Title II of the Federal Civil Rights Act of 1964 prohibits discrimination by businesses, which are referred to as public accommodations.  Unfortunately, there are limited protected classes in this law and if the person is not a member of a protected class, they could, potentially, be denied service.  It is important to note that any contract requires, “consideration.”  That is, something of value rendered for something provided.  This requires both parties to come to agreement.  Without consideration there is, technically, no contract.

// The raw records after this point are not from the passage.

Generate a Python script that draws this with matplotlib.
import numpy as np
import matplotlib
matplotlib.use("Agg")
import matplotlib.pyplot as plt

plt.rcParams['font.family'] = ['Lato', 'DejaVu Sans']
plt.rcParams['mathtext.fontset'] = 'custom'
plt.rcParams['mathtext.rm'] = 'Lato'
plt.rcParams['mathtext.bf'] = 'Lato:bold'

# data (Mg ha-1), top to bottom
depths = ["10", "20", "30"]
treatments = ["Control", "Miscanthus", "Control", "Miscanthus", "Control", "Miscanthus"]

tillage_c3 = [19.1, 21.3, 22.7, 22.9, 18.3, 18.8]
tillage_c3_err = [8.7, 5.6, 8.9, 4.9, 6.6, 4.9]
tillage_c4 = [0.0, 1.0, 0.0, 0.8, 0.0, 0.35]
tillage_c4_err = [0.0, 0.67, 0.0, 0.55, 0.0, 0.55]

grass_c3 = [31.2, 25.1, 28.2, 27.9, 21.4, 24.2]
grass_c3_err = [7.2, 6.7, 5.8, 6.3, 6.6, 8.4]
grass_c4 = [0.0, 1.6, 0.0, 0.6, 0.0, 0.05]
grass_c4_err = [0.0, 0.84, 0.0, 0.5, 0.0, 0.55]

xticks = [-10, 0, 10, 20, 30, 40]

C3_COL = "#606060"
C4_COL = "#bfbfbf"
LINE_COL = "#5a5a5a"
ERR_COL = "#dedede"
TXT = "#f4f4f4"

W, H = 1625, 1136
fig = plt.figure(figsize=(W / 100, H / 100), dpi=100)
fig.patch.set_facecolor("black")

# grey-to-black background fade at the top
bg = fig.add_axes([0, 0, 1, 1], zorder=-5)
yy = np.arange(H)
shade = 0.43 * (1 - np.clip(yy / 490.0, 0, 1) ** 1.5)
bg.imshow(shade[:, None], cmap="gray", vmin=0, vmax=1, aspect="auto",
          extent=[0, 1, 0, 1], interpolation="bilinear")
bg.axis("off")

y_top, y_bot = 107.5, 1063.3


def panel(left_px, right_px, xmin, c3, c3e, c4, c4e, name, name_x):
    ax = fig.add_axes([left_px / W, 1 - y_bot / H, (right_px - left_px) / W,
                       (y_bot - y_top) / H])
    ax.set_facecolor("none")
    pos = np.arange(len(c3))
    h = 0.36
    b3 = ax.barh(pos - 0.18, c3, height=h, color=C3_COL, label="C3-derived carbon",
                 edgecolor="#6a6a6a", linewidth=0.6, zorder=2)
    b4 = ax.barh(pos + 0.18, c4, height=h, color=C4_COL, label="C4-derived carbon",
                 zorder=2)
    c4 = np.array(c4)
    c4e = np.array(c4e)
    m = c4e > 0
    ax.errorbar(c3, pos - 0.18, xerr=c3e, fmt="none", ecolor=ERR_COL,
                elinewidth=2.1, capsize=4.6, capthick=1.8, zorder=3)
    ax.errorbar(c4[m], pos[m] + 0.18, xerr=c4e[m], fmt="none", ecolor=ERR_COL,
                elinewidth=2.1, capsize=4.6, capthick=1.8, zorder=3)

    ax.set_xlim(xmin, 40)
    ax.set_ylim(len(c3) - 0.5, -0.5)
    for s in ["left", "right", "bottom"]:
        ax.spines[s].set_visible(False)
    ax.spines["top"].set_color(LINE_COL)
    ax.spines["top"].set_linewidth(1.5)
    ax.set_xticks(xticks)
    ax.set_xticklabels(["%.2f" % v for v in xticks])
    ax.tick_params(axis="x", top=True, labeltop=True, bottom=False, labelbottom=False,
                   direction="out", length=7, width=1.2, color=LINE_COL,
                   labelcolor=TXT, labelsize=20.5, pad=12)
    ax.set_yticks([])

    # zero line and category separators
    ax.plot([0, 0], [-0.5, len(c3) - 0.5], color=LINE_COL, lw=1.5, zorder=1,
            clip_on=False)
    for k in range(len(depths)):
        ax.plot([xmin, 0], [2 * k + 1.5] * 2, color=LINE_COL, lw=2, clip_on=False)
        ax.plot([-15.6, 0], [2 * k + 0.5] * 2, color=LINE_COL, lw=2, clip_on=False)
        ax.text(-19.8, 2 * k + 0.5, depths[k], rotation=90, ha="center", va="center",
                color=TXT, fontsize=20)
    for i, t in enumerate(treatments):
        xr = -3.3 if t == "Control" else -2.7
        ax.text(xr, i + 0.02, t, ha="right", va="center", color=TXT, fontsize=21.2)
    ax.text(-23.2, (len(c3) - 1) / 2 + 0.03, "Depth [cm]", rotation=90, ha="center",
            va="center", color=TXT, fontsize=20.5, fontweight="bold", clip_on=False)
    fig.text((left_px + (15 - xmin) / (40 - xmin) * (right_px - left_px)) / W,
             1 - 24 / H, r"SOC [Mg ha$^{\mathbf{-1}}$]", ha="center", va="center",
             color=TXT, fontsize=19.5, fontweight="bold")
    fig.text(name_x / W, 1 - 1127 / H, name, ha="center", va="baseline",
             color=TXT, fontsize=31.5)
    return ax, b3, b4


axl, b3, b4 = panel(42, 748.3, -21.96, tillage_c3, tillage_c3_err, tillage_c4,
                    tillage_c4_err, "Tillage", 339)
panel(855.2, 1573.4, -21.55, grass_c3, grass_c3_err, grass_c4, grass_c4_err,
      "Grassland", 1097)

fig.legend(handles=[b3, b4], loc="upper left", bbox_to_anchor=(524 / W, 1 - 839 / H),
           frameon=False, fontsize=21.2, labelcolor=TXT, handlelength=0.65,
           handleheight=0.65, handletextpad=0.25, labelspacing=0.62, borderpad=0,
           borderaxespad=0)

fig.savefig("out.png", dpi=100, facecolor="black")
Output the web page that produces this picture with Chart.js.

The anecdotes commonly discussed during this debate all seem to wind up revolving around a baker refusing to bake a cake for a same-sex marriage celebration.  A business owner generally does not have to provide a good or a service to a particular customer if that service or product is not in the customary line of goods or products offered.  For example, if a customer goes into a bakery asking for a wedding cake and the owner says they bake Birthday cakes but not wedding cakes then there is no issue.  However, if the bakery regularly bakes wedding cakes as well as Birthday cakes, this most likely would not be lawful.  Most states will not allow a business to deny a service or product that is customarily offered to a customer simply because the proprietor does not “like” the customer.  This would be referred to as discrimination.  If the customer is a member of a class protected under the law, the person may have a legal claim of discrimination.  In a state without protections based on sexual orientation, there is little recourse for a person denied the services of the baker other than complaining to the state’s Better Business Bureau.  This is what makes the RFRA in Indiana so insidious.  It provides a defense to individuals, and businesses, who are sued for discrimination by other individuals.  This law is not limited to actions by the government.  The state of Indiana does not currently have protections based on sexual orientation which could limit the Due Process rights of an individual who believes they have been unfairly treated.

Governor Pence, and the entire state of Indiana has experienced the collective outrage of individuals and groups who believe this is simply an attempt to legally-sanction discriminatory behavior.  This is inconsistent with our American values today.  This serves to put other states, and their legislatures and governors, on notice.  Discrimination is bad for people, it is bad for the economy, and it is bad policy.  Caveat emptor!!